§ **DATA PROVIDED**:
......

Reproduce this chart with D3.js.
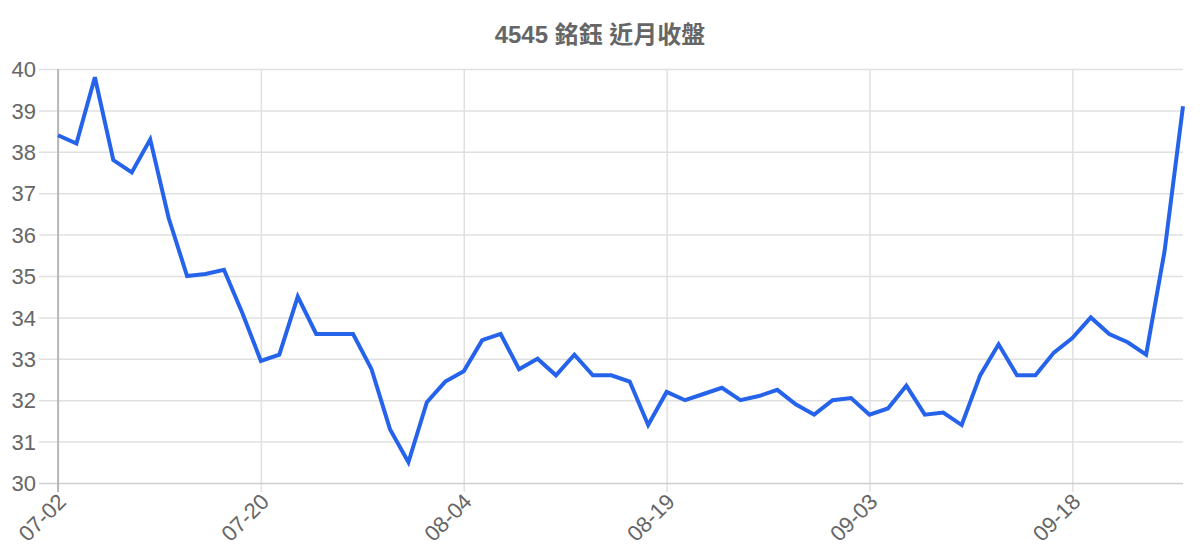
<!DOCTYPE html>
<html>
<head>
<meta charset="utf-8">
<script src="https://cdn.jsdelivr.net/npm/d3@7"></script>
<style>
  body { margin: 0; background: #fff; }
  svg { display: block; }
  .chart text { font-family: "Liberation Sans", Arial, "Noto Sans CJK TC", sans-serif; fill: #666; }
  .chart__title { font-weight: bold; font-size: 24px; }
  .tick text { font-size: 22px; }
</style>
</head>
<body>
<svg class="chart" width="1200" height="560"></svg>
<script>
const title = '4545 銘鈺 近月收盤'

const dates = [
  '07-02', '07-03', '07-04', '07-07', '07-08', '07-09', '07-10', '07-11', '07-14', '07-15', '07-18',
  '07-20', '07-21', '07-22', '07-23', '07-24', '07-25', '07-28', '07-29', '07-30', '07-31', '08-01',
  '08-04', '08-05', '08-06', '08-07', '08-08', '08-11', '08-12', '08-13', '08-14', '08-15', '08-18',
  '08-19', '08-20', '08-21', '08-22', '08-25', '08-26', '08-27', '08-28', '08-29', '09-01', '09-02',
  '09-03', '09-04', '09-05', '09-08', '09-09', '09-10', '09-11', '09-12', '09-15', '09-16', '09-17',
  '09-18', '09-19', '09-22', '09-23', '09-24', '09-25', '09-26'
]

const closes = [
  38.4, 38.2, 39.8, 37.8, 37.5, 38.3, 36.4, 35.0, 35.05, 35.15, 34.1,
  32.95, 33.1, 34.5, 33.6, 33.6, 33.6, 32.75, 31.3, 30.5, 31.95, 32.45,
  32.7, 33.45, 33.6, 32.75, 33.0, 32.6, 33.1, 32.6, 32.6, 32.45, 31.4,
  32.2, 32.0, 32.15, 32.3, 32.0, 32.1, 32.25, 31.9, 31.65, 32.0, 32.05,
  31.65, 31.8, 32.35, 31.65, 31.7, 31.4, 32.6, 33.35, 32.6, 32.6, 33.15,
  33.5, 34.0, 33.6, 33.4, 33.1, 35.6, 39.1
]

const yTicks = [30, 31, 32, 33, 34, 35, 36, 37, 38, 39, 40]
const xTickEvery = 11

const margin = { top: 69, right: 17, bottom: 77, left: 58 }
const svg = d3.select('.chart')
const width = +svg.attr('width') - margin.left - margin.right
const height = +svg.attr('height') - margin.top - margin.bottom

const data = dates.map((d, i) => ({ date: d, close: closes[i] }))

const x = d3.scalePoint()
  .domain(dates)
  .range([0, width])
const y = d3.scaleLinear()
  .domain([30, 40])
  .range([height, 0])

svg.append('text')
  .attr('class', 'chart__title')
  .attr('x', 600)
  .attr('y', 43)
  .attr('text-anchor', 'middle')
  .text(title)

const g = svg.append('g')
  .attr('transform', `translate(${margin.left}, ${margin.top})`)

// vertical grid + x ticks
const xAxis = d3.axisBottom(x)
  .tickValues(dates.filter((d, i) => i % xTickEvery === 0))
  .tickSize(-height)
  .tickSizeOuter(0)
  .tickPadding(10)

const gx = g.append('g')
  .attr('transform', `translate(0, ${height})`)
  .call(xAxis)
gx.select('.domain').remove()
gx.selectAll('.tick line')
  .attr('y2', -height)
  .attr('y1', 9)
  .attr('stroke', '#e0e0e0')
  .attr('stroke-width', 1.5)
gx.selectAll('.tick text')
  .attr('text-anchor', 'end')
  .attr('y', 0)
  .attr('dy', 0)
  .attr('transform', 'translate(9, 20) rotate(-45)')

// horizontal grid + y ticks
const yAxis = d3.axisLeft(y)
  .tickValues(yTicks)
  .tickSize(-width)
  .tickSizeOuter(0)
  .tickPadding(22)

const gy = g.append('g').call(yAxis)
gy.select('.domain').remove()
gy.selectAll('.tick line')
  .attr('x1', -19)
  .attr('x2', width)
  .attr('stroke', d => d === 30 ? '#cfcfcf' : '#e0e0e0')
  .attr('stroke-width', 1.5)
gy.selectAll('.tick text')
  .attr('text-anchor', 'end')
  .attr('dy', '0.35em')

// left axis line
g.append('line')
  .attr('x1', 0)
  .attr('x2', 0)
  .attr('y1', 0)
  .attr('y2', height + 9)
  .attr('stroke', '#aaa')
  .attr('stroke-width', 1.5)

const line = d3.line()
  .x(d => x(d.date))
  .y(d => y(d.close))

g.append('path')
  .datum(data)
  .attr('fill', 'none')
  .attr('stroke', '#2563eb')
  .attr('stroke-width', 4)
  .attr('stroke-linejoin', 'miter')
  .attr('d', line)
</script>
</body>
</html>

......

§ **SET EXERCISE**: In the copy, include no pictures; restate the listing above exactly.

§ **IN RESPONSE**:
Reproduce this chart with D3.js.
<!DOCTYPE html>
<html>
<head>
<meta charset="utf-8">
<script src="https://cdn.jsdelivr.net/npm/d3@7"></script>
<style>
  body { margin: 0; background: #fff; }
  svg { display: block; }
  .chart text { font-family: "Liberation Sans", Arial, "Noto Sans CJK TC", sans-serif; fill: #666; }
  .chart__title { font-weight: bold; font-size: 24px; }
  .tick text { font-size: 22px; }
</style>
</head>
<body>
<svg class="chart" width="1200" height="560"></svg>
<script>
const title = '4545 銘鈺 近月收盤'

const dates = [
  '07-02', '07-03', '07-04', '07-07', '07-08', '07-09', '07-10', '07-11', '07-14', '07-15', '07-18',
  '07-20', '07-21', '07-22', '07-23', '07-24', '07-25', '07-28', '07-29', '07-30', '07-31', '08-01',
  '08-04', '08-05', '08-06', '08-07', '08-08', '08-11', '08-12', '08-13', '08-14', '08-15', '08-18',
  '08-19', '08-20', '08-21', '08-22', '08-25', '08-26', '08-27', '08-28', '08-29', '09-01', '09-02',
  '09-03', '09-04', '09-05', '09-08', '09-09', '09-10', '09-11', '09-12', '09-15', '09-16', '09-17',
  '09-18', '09-19', '09-22', '09-23', '09-24', '09-25', '09-26'
]

const closes = [
  38.4, 38.2, 39.8, 37.8, 37.5, 38.3, 36.4, 35.0, 35.05, 35.15, 34.1,
  32.95, 33.1, 34.5, 33.6, 33.6, 33.6, 32.75, 31.3, 30.5, 31.95, 32.45,
  32.7, 33.45, 33.6, 32.75, 33.0, 32.6, 33.1, 32.6, 32.6, 32.45, 31.4,
  32.2, 32.0, 32.15, 32.3, 32.0, 32.1, 32.25, 31.9, 31.65, 32.0, 32.05,
  31.65, 31.8, 32.35, 31.65, 31.7, 31.4, 32.6, 33.35, 32.6, 32.6, 33.15,
  33.5, 34.0, 33.6, 33.4, 33.1, 35.6, 39.1
]

const yTicks = [30, 31, 32, 33, 34, 35, 36, 37, 38, 39, 40]
const xTickEvery = 11

const margin = { top: 69, right: 17, bottom: 77, left: 58 }
const svg = d3.select('.chart')
const width = +svg.attr('width') - margin.left - margin.right
const height = +svg.attr('height') - margin.top - margin.bottom

const data = dates.map((d, i) => ({ date: d, close: closes[i] }))

const x = d3.scalePoint()
  .domain(dates)
  .range([0, width])
const y = d3.scaleLinear()
  .domain([30, 40])
  .range([height, 0])

svg.append('text')
  .attr('class', 'chart__title')
  .attr('x', 600)
  .attr('y', 43)
  .attr('text-anchor', 'middle')
  .text(title)

const g = svg.append('g')
  .attr('transform', `translate(${margin.left}, ${margin.top})`)

// vertical grid + x ticks
const xAxis = d3.axisBottom(x)
  .tickValues(dates.filter((d, i) => i % xTickEvery === 0))
  .tickSize(-height)
  .tickSizeOuter(0)
  .tickPadding(10)

const gx = g.append('g')
  .attr('transform', `translate(0, ${height})`)
  .call(xAxis)
gx.select('.domain').remove()
gx.selectAll('.tick line')
  .attr('y2', -height)
  .attr('y1', 9)
  .attr('stroke', '#e0e0e0')
  .attr('stroke-width', 1.5)
gx.selectAll('.tick text')
  .attr('text-anchor', 'end')
  .attr('y', 0)
  .attr('dy', 0)
  .attr('transform', 'translate(9, 20) rotate(-45)')

// horizontal grid + y ticks
const yAxis = d3.axisLeft(y)
  .tickValues(yTicks)
  .tickSize(-width)
  .tickSizeOuter(0)
  .tickPadding(22)

const gy = g.append('g').call(yAxis)
gy.select('.domain').remove()
gy.selectAll('.tick line')
  .attr('x1', -19)
  .attr('x2', width)
  .attr('stroke', d => d === 30 ? '#cfcfcf' : '#e0e0e0')
  .attr('stroke-width', 1.5)
gy.selectAll('.tick text')
  .attr('text-anchor', 'end')
  .attr('dy', '0.35em')

// left axis line
g.append('line')
  .attr('x1', 0)
  .attr('x2', 0)
  .attr('y1', 0)
  .attr('y2', height + 9)
  .attr('stroke', '#aaa')
  .attr('stroke-width', 1.5)

const line = d3.line()
  .x(d => x(d.date))
  .y(d => y(d.close))

g.append('path')
  .datum(data)
  .attr('fill', 'none')
  .attr('stroke', '#2563eb')
  .attr('stroke-width', 4)
  .attr('stroke-linejoin', 'miter')
  .attr('d', line)
</script>
</body>
</html>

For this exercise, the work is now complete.